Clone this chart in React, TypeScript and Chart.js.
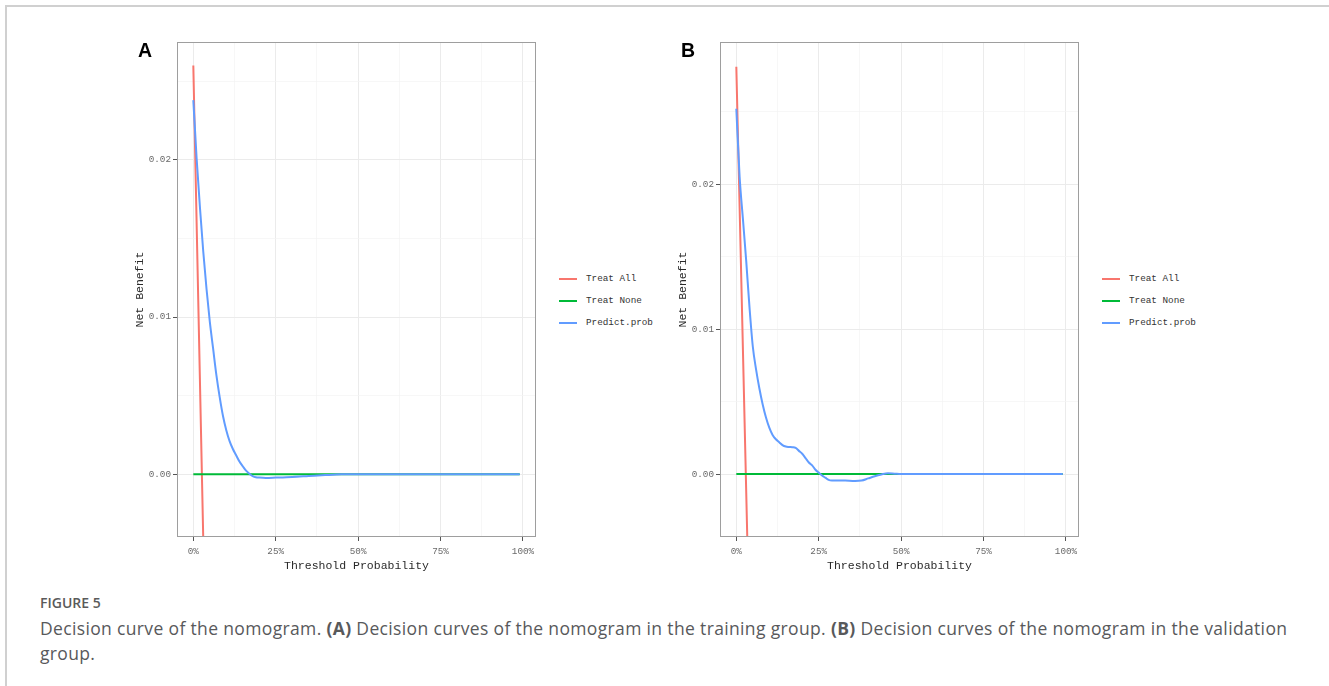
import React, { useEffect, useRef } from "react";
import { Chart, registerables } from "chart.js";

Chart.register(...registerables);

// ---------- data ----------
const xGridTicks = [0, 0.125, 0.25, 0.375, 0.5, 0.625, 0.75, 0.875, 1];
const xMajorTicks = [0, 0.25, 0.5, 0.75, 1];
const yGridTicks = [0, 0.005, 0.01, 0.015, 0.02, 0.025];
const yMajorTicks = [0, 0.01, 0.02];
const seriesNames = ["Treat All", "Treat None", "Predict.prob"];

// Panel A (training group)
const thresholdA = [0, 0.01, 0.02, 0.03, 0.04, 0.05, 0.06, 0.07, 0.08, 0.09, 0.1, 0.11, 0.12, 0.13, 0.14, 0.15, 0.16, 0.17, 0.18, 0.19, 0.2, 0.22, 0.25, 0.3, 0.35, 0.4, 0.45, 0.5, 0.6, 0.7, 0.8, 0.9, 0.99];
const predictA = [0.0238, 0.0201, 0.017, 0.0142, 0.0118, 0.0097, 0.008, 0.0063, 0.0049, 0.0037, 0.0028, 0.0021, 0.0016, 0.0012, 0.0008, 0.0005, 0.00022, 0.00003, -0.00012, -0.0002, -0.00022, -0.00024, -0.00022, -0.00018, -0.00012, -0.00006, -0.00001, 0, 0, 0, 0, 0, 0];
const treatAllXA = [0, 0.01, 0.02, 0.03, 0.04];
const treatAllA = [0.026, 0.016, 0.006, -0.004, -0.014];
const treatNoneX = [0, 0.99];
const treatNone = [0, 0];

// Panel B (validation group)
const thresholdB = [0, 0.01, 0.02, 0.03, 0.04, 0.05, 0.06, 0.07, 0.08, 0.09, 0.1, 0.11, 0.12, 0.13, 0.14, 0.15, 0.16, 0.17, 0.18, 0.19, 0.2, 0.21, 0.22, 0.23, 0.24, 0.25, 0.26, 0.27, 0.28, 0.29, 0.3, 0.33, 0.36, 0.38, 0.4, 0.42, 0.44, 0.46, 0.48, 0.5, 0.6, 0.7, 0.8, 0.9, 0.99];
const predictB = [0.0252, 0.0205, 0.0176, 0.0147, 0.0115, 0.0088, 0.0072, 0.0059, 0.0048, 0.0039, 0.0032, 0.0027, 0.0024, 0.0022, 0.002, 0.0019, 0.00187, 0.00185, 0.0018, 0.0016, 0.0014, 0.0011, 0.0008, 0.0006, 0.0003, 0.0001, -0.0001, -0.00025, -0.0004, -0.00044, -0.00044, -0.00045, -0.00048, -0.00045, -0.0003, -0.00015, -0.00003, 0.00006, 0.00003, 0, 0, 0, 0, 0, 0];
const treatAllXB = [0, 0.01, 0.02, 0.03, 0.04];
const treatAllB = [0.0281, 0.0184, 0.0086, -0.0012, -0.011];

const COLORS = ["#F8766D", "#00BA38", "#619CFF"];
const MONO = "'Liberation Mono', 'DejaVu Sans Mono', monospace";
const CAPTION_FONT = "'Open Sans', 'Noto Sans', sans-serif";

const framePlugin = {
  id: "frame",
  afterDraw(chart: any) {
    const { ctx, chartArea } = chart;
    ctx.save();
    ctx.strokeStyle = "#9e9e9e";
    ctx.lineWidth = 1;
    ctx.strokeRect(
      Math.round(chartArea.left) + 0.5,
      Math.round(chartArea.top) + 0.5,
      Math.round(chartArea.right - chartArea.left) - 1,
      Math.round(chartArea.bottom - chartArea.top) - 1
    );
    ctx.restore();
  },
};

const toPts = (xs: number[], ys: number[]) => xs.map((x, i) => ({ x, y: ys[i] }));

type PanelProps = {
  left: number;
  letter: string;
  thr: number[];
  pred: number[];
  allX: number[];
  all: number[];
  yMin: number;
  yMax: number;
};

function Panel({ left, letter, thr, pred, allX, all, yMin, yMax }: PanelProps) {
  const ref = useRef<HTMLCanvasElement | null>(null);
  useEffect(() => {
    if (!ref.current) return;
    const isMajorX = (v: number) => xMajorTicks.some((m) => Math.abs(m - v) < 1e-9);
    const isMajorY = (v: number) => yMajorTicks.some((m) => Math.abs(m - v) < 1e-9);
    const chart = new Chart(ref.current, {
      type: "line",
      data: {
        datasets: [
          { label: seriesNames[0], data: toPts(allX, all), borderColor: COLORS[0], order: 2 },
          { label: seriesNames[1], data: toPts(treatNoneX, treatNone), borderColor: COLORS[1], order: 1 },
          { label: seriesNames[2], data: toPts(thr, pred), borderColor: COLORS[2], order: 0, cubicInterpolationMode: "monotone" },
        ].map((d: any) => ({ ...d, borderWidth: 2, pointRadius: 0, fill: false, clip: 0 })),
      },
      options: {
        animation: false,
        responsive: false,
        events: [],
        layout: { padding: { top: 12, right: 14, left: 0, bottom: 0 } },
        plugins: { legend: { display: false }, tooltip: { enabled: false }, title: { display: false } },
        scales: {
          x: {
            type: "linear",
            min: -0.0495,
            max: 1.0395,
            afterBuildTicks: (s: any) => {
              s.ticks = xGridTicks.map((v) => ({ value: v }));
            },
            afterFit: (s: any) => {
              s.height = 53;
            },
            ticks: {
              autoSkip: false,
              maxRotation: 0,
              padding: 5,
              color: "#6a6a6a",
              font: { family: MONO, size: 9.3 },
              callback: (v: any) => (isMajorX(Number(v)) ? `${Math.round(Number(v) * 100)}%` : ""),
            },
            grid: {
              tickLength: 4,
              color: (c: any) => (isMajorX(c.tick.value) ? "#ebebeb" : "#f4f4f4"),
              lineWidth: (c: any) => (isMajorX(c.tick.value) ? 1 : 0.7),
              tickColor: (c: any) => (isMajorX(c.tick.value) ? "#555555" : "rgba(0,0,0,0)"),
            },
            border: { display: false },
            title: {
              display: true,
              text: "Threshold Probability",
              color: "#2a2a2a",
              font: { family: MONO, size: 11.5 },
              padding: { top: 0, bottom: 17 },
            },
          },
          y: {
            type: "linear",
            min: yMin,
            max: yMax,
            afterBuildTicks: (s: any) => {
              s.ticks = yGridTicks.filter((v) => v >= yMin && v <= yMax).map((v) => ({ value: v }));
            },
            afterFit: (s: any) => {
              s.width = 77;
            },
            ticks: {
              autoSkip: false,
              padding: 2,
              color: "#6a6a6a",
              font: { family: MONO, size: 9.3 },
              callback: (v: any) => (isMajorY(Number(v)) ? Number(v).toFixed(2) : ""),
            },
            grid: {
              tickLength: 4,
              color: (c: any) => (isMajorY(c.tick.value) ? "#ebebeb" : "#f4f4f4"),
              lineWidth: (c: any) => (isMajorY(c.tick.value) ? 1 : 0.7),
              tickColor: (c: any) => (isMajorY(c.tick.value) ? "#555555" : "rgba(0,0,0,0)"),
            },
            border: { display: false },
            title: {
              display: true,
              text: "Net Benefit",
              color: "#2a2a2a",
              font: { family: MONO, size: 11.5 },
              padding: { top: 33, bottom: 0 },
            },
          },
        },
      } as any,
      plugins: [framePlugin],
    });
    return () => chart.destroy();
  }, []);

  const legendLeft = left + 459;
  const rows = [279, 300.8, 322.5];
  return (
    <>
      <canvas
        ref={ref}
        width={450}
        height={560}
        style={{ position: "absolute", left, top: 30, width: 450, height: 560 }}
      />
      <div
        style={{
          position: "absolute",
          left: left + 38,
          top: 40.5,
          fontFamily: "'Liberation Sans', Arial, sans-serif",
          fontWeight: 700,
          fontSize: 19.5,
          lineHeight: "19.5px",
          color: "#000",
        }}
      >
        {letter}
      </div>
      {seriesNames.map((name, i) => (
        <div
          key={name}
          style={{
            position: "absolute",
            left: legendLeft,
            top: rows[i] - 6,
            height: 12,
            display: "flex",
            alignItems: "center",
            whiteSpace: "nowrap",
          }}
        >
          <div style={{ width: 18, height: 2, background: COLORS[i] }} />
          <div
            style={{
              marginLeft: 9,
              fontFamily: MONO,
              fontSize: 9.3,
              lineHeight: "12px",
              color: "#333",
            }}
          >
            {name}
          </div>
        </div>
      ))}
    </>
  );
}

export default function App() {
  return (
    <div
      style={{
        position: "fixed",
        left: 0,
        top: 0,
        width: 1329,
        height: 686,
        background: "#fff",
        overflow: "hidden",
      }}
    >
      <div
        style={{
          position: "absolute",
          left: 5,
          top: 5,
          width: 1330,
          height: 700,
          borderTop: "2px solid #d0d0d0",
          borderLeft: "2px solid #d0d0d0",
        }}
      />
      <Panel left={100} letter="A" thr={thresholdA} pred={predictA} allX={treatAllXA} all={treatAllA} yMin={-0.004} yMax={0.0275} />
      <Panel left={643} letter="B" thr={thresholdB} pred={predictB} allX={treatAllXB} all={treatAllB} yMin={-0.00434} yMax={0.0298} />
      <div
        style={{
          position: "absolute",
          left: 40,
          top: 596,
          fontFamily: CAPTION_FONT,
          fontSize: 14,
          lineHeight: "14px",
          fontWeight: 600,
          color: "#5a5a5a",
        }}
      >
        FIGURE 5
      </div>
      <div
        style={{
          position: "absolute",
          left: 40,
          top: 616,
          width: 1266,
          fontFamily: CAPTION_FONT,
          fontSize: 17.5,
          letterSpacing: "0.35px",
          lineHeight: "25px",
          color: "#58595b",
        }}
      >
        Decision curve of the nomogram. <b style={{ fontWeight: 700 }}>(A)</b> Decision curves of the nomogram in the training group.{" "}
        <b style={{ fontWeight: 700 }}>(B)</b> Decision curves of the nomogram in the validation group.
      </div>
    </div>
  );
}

══════════

#### [Task statement]
Copy nothing but the lines from the first one in the listing through the line with "const treatNone = [0, 0];", and omit the pictures.

#### [Answer for the task]
Clone this chart in React, TypeScript and Chart.js.
import React, { useEffect, useRef } from "react";
import { Chart, registerables } from "chart.js";

Chart.register(...registerables);

// ---------- data ----------
const xGridTicks = [0, 0.125, 0.25, 0.375, 0.5, 0.625, 0.75, 0.875, 1];
const xMajorTicks = [0, 0.25, 0.5, 0.75, 1];
const yGridTicks = [0, 0.005, 0.01, 0.015, 0.02, 0.025];
const yMajorTicks = [0, 0.01, 0.02];
const seriesNames = ["Treat All", "Treat None", "Predict.prob"];

// Panel A (training group)
const thresholdA = [0, 0.01, 0.02, 0.03, 0.04, 0.05, 0.06, 0.07, 0.08, 0.09, 0.1, 0.11, 0.12, 0.13, 0.14, 0.15, 0.16, 0.17, 0.18, 0.19, 0.2, 0.22, 0.25, 0.3, 0.35, 0.4, 0.45, 0.5, 0.6, 0.7, 0.8, 0.9, 0.99];
const predictA = [0.0238, 0.0201, 0.017, 0.0142, 0.0118, 0.0097, 0.008, 0.0063, 0.0049, 0.0037, 0.0028, 0.0021, 0.0016, 0.0012, 0.0008, 0.0005, 0.00022, 0.00003, -0.00012, -0.0002, -0.00022, -0.00024, -0.00022, -0.00018, -0.00012, -0.00006, -0.00001, 0, 0, 0, 0, 0, 0];
const treatAllXA = [0, 0.01, 0.02, 0.03, 0.04];
const treatAllA = [0.026, 0.016, 0.006, -0.004, -0.014];
const treatNoneX = [0, 0.99];
const treatNone = [0, 0];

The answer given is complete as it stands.